Draw out every line with the word "size" from the listing below.

▸ Raw data
◇ ◇ ◇ ◇ ◇ ◇ ◇

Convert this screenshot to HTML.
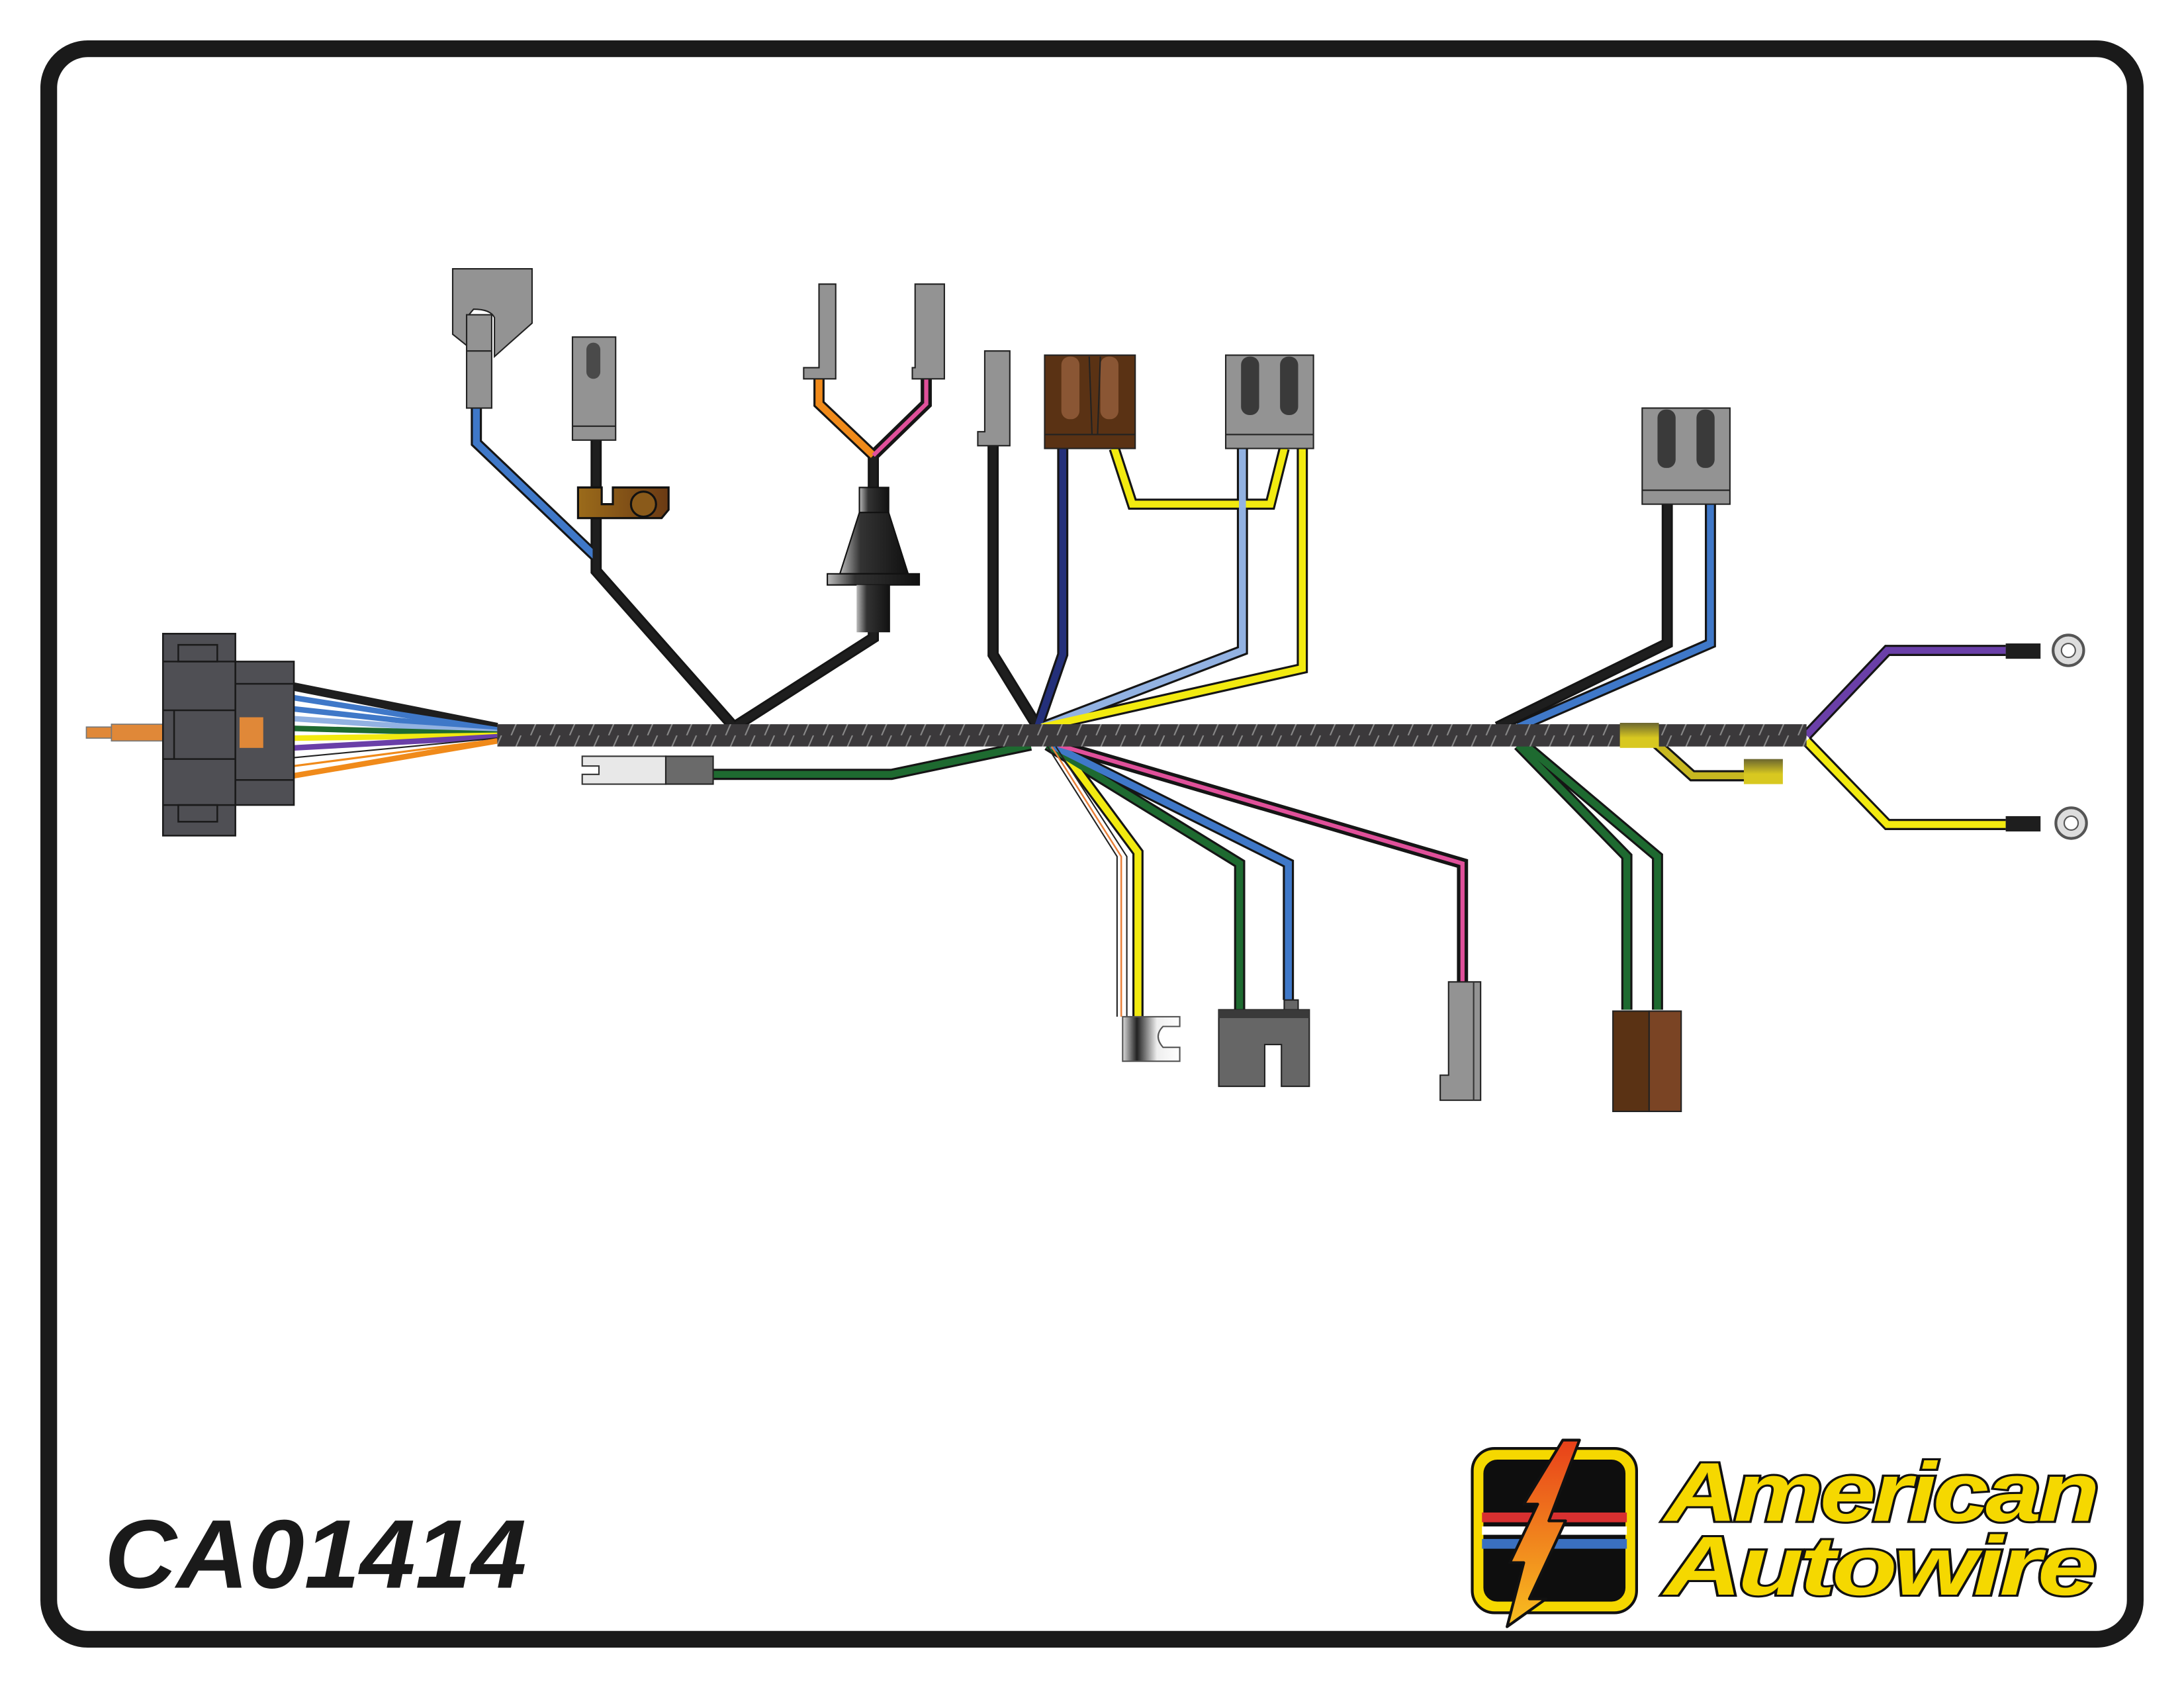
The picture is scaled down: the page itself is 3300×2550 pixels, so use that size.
<!DOCTYPE html>
<html><head><meta charset="utf-8"><style>
html,body{margin:0;padding:0;background:#fff}
svg{display:block}
</style></head><body>
<svg width="3300" height="2550" viewBox="0 0 1568 1212" preserveAspectRatio="none" xmlns="http://www.w3.org/2000/svg">
<defs>
<pattern id="hatch" width="14" height="16" patternUnits="userSpaceOnUse">
<rect width="14" height="16" fill="#3b393b"/>
<line x1="3" y1="16" x2="10" y2="0" stroke="#8a8a8a" stroke-width="1"/>
</pattern>
<linearGradient id="brass" x1="0" x2="1"><stop offset="0" stop-color="#9b6b1a"/><stop offset="1" stop-color="#6b3a14"/></linearGradient>
<linearGradient id="rub" x1="0" x2="1"><stop offset="0" stop-color="#bbb"/><stop offset=".3" stop-color="#333"/><stop offset="1" stop-color="#111"/></linearGradient>
<linearGradient id="silv" x1="0" x2="1"><stop offset="0" stop-color="#ddd"/><stop offset=".25" stop-color="#222"/><stop offset=".6" stop-color="#eee"/><stop offset="1" stop-color="#fff"/></linearGradient>
<linearGradient id="ylw" x1="0" x2="0" y1="0" y2="1"><stop offset="0" stop-color="#6b6630"/><stop offset=".6" stop-color="#d8c820"/></linearGradient>
<linearGradient id="bolt" x1="0" x2="0" y1="0" y2="1"><stop offset="0" stop-color="#e8401a"/><stop offset="1" stop-color="#f8c020"/></linearGradient>
</defs>

<rect x="35" y="35" width="1498" height="1142" rx="28" fill="#fff" stroke="#1a1a1a" stroke-width="12"/>

<g fill="none" stroke-linejoin="miter" stroke-linecap="butt">
<g stroke="#151515" stroke-width="8">
<path d="M342 293 V318 L428 400"/>
<path d="M428 316 V410 L527 522"/>
<path d="M627 327 V458 L527 522"/>
<path d="M588 272 V290 L627 327 L665 290 V272"/>
<path d="M713 320 V470 L745 522"/>
<path d="M763 320 V470 L745 522"/>
<path d="M800 322 L813 362 H912 L922 322"/>
<path d="M892 322 V467 L748 522"/>
<path d="M935 322 V480 L748 522"/>
<path d="M1197 362 V462 L1075 522"/>
<path d="M1228 362 V462 L1090 522"/>
<path d="M1297 528 L1355 467 H1440"/>
<path d="M1297 532 L1355 592 H1440"/>
<path d="M1185 530 L1215 557 H1255"/>
<path d="M740 535 L640 556 H510"/>
<path d="M760 535 L817 612 V730"/>
<path d="M752 535 L890 620 V725"/>
<path d="M755 535 L925 620 V718"/>
<path d="M760 535 L1050 620 V705"/>
<path d="M1090 535 L1168 615 V725"/>
<path d="M1095 535 L1190 615 V725"/>
</g>
<g stroke-width="5">
<path stroke="#3f78c8" d="M342 293 V318 L428 400"/>
<path stroke="#1e1e1e" d="M428 316 V410 L527 522"/>
<path stroke="#1e1e1e" d="M627 327 V458 L527 522"/>
<path stroke="#f08a1a" d="M588 272 V290 L627 327"/>
<path stroke="#e0509a" stroke-width="3" d="M627 327 L665 290 V272"/>
<path stroke="#1e1e1e" d="M713 320 V470 L745 522"/>
<path stroke="#24307a" d="M763 320 V470 L745 522"/>
<path stroke="#f2ea10" d="M800 322 L813 362 H912 L922 322"/>
<path stroke="#92b2e2" d="M892 322 V467 L748 522"/>
<path stroke="#f2ea10" d="M935 322 V480 L748 522"/>
<path stroke="#1e1e1e" d="M1197 362 V462 L1075 522"/>
<path stroke="#3f78c8" d="M1228 362 V462 L1090 522"/>
<path stroke="#6a3fa8" d="M1297 528 L1355 467 H1440"/>
<path stroke="#f2ea10" d="M1297 532 L1355 592 H1440"/>
<path stroke="#c8b820" d="M1185 530 L1215 557 H1255"/>
<path stroke="#1e6a30" d="M740 535 L640 556 H510"/>
<path stroke="#f2ea10" d="M760 535 L817 612 V730"/>
<path stroke="#1e6a30" d="M752 535 L890 620 V725"/>
<path stroke="#3f78c8" d="M755 535 L925 620 V718"/>
<path stroke="#e0509a" stroke-width="3" d="M760 535 L1050 620 V705"/>
<path stroke="#1e6a30" d="M1090 535 L1168 615 V725"/>
<path stroke="#1e6a30" d="M1095 535 L1190 615 V725"/>
</g>
<path stroke="#222" stroke-width="1" d="M752 536 L802 615 V730 M758 536 L809 615 V730"/>
<path stroke="#e8803a" stroke-width="1.2" d="M755 536 L805 615 V730"/>
</g>

<g fill="none" stroke-width="4">
<path stroke="#1e1e1e" stroke-width="6" d="M211 493 L357 522"/>
<path stroke="#3f78c8" d="M211 501 L357 524"/>
<path stroke="#3f78c8" d="M211 509 L357 525"/>
<path stroke="#92b2e2" d="M211 516 L357 526"/>
<path stroke="#1e6a30" d="M211 523 L357 527"/>
<path stroke="#f2ea10" d="M211 530 L357 528"/>
<path stroke="#6a3fa8" d="M211 537 L357 529"/>
<path stroke="#222" stroke-width="1" d="M211 544 L357 530"/>
<path stroke="#f08a1a" stroke-width="1.5" d="M211 550 L357 531"/>
<path stroke="#f08a1a" d="M211 557 L357 532"/>
</g>

<rect x="357" y="520" width="940" height="16" fill="url(#hatch)"/>
<rect x="1163" y="519" width="28" height="18" fill="url(#ylw)"/>

<rect x="62" y="522" width="18" height="8" fill="#e08838" stroke="#777" stroke-width=".8"/>
<rect x="80" y="520" width="37" height="12" fill="#e08838" stroke="#777" stroke-width=".8"/>
<g stroke="#1a1a1a" stroke-width="1.2" fill="#4f4f54">
<rect x="117" y="455" width="52" height="145"/>
<rect x="169" y="475" width="42" height="103"/>
<line x1="117" y1="475" x2="169" y2="475"/><line x1="117" y1="578" x2="169" y2="578"/>
<rect x="128" y="463" width="28" height="12" fill="none"/><rect x="128" y="578" width="28" height="12" fill="none"/>
<line x1="117" y1="510" x2="169" y2="510"/><line x1="117" y1="545" x2="169" y2="545"/>
<line x1="169" y1="491" x2="211" y2="491"/><line x1="169" y1="560" x2="211" y2="560"/>
<line x1="125" y1="510" x2="125" y2="545"/>
</g>
<rect x="172" y="515" width="17" height="22" fill="#e08838"/>

<path d="M325 193 H382 V232 L355 256 V228 Q352 222 340 222 L335 228 V248 L325 240 Z" fill="#939393" stroke="#222" stroke-width="1"/>
<rect x="335" y="226" width="18" height="67" fill="#939393" stroke="#222" stroke-width="1"/>
<line x1="335" y1="252" x2="353" y2="252" stroke="#222"/>
<rect x="411" y="242" width="31" height="74" fill="#939393" stroke="#222" stroke-width="1"/>
<rect x="421" y="246" width="10" height="26" rx="5" fill="#4a4a4a"/>
<line x1="411" y1="306" x2="442" y2="306" stroke="#222"/>
<path d="M415 350 H432 V362 H440 V350 H480 V366 L475 372 H415 Z" fill="url(#brass)" stroke="#111" stroke-width="1.5"/>
<ellipse cx="462" cy="362" rx="9" ry="9" fill="#8a5a1a" stroke="#111" stroke-width="1.5"/>
<path d="M588 204 H600 V272 H577 V264 H588 Z" fill="#939393" stroke="#222" stroke-width="1"/>
<path d="M657 204 H678 V272 H655 V264 H657 Z" fill="#939393" stroke="#222" stroke-width="1"/>
<rect x="617" y="350" width="21" height="18" fill="url(#rub)" stroke="#111"/>
<path d="M617 368 H638 L652 412 H603 Z" fill="url(#rub)" stroke="#111"/>
<rect x="594" y="412" width="66" height="8" fill="url(#rub)" stroke="#111"/>
<rect x="615" y="420" width="24" height="34" fill="url(#rub)"/>

<path d="M707 252 H725 V320 H702 V310 H707 Z" fill="#939393" stroke="#222" stroke-width="1"/>
<rect x="750" y="255" width="65" height="67" fill="#5a3214" stroke="#222" stroke-width="1"/>
<rect x="762" y="256" width="13" height="45" rx="6" fill="#8a5634"/>
<rect x="790" y="256" width="13" height="45" rx="6" fill="#8a5634"/>
<path d="M782 256 L784 312 M788 312 L790 256 M750 312 H815" stroke="#222" fill="none"/>
<rect x="880" y="255" width="63" height="67" fill="#939393" stroke="#222" stroke-width="1"/>
<rect x="891" y="256" width="13" height="42" rx="6" fill="#3a3a3a"/>
<rect x="919" y="256" width="13" height="42" rx="6" fill="#3a3a3a"/>
<line x1="880" y1="312" x2="943" y2="312" stroke="#222"/>
<rect x="1179" y="293" width="63" height="69" fill="#939393" stroke="#222" stroke-width="1"/>
<rect x="1190" y="294" width="13" height="42" rx="6" fill="#3a3a3a"/>
<rect x="1218" y="294" width="13" height="42" rx="6" fill="#3a3a3a"/>
<line x1="1179" y1="352" x2="1242" y2="352" stroke="#222"/>
<rect x="1440" y="462" width="25" height="11" fill="#1e1e1e"/>
<circle cx="1485" cy="467" r="11" fill="#ddd" stroke="#555" stroke-width="2"/><circle cx="1485" cy="467" r="5" fill="#fff" stroke="#555"/>
<rect x="1440" y="586" width="25" height="11" fill="#1e1e1e"/>
<circle cx="1487" cy="591" r="11" fill="#ddd" stroke="#555" stroke-width="2"/><circle cx="1487" cy="591" r="5" fill="#fff" stroke="#555"/>
<rect x="1252" y="545" width="28" height="18" fill="url(#ylw)"/>
<path d="M418 543 H478 V563 H418 V556 H430 V550 H418 Z" fill="#e8e8e8" stroke="#333"/>
<rect x="478" y="543" width="34" height="20" fill="#6a6a6a" stroke="#222"/>

<path d="M806 730 H847 V737 H835 Q828 744 835 752 H847 V762 H806 Z" fill="url(#silv)" stroke="#555"/>
<rect x="922" y="718" width="10" height="22" fill="#666" stroke="#222"/>
<path d="M875 725 H940 V780 H920 V750 H908 V780 H875 Z" fill="#666" stroke="#222"/>
<rect x="875" y="725" width="65" height="6" fill="#3a3a3a"/>
<path d="M1040 705 H1063 V790 H1034 V772 H1040 Z" fill="#939393" stroke="#222"/>
<line x1="1058" y1="705" x2="1058" y2="790" stroke="#333"/>
<rect x="1158" y="726" width="26" height="72" fill="#5a3214" stroke="#222"/>
<rect x="1184" y="726" width="23" height="72" fill="#7a4424" stroke="#222"/>

<text x="75" y="1140" font-family="Liberation Sans, sans-serif" font-weight="bold" font-style="italic" font-size="70" fill="#1a1a1a" textLength="303" lengthAdjust="spacingAndGlyphs">CA01414</text>

<rect x="1057" y="1040" width="118" height="118" rx="16" fill="#f5d800" stroke="#111" stroke-width="2"/>
<rect x="1064" y="1047" width="104" height="104" rx="11" fill="#0e0e0e" stroke="#f5d800" stroke-width="2"/>
<rect x="1064" y="1086" width="104" height="7" fill="#d83030"/>
<rect x="1064" y="1096" width="104" height="6" fill="#fff"/>
<rect x="1064" y="1105" width="104" height="7" fill="#3a70c0"/>
<path d="M1122 1034 L1134 1034 L1112 1092 L1124 1092 L1098 1148 L1110 1148 L1082 1168 L1094 1122 L1084 1122 L1104 1080 L1094 1080 Z" fill="url(#bolt)" stroke="#111" stroke-width="2" stroke-linejoin="round"/>
<g font-family="Liberation Sans, sans-serif" font-weight="bold" font-style="italic" font-size="60" fill="#f5d800" stroke="#111" stroke-width="3" paint-order="stroke" letter-spacing="-2">
<text x="1195" y="1092" textLength="310" lengthAdjust="spacingAndGlyphs">American</text>
<text x="1195" y="1145" textLength="308" lengthAdjust="spacingAndGlyphs">Autowire</text>
</g>
</svg>
</body></html>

◇ ◇ ◇ ◇ ◇ ◇ ◇

▸ Right answer
The picture is scaled down: the page itself is 3300×2550 pixels, so use that size.
<text x="75" y="1140" font-family="Liberation Sans, sans-serif" font-weight="bold" font-style="italic" font-size="70" fill="#1a1a1a" textLength="303" lengthAdjust="spacingAndGlyphs">CA01414</text>
<g font-family="Liberation Sans, sans-serif" font-weight="bold" font-style="italic" font-size="60" fill="#f5d800" stroke="#111" stroke-width="3" paint-order="stroke" letter-spacing="-2">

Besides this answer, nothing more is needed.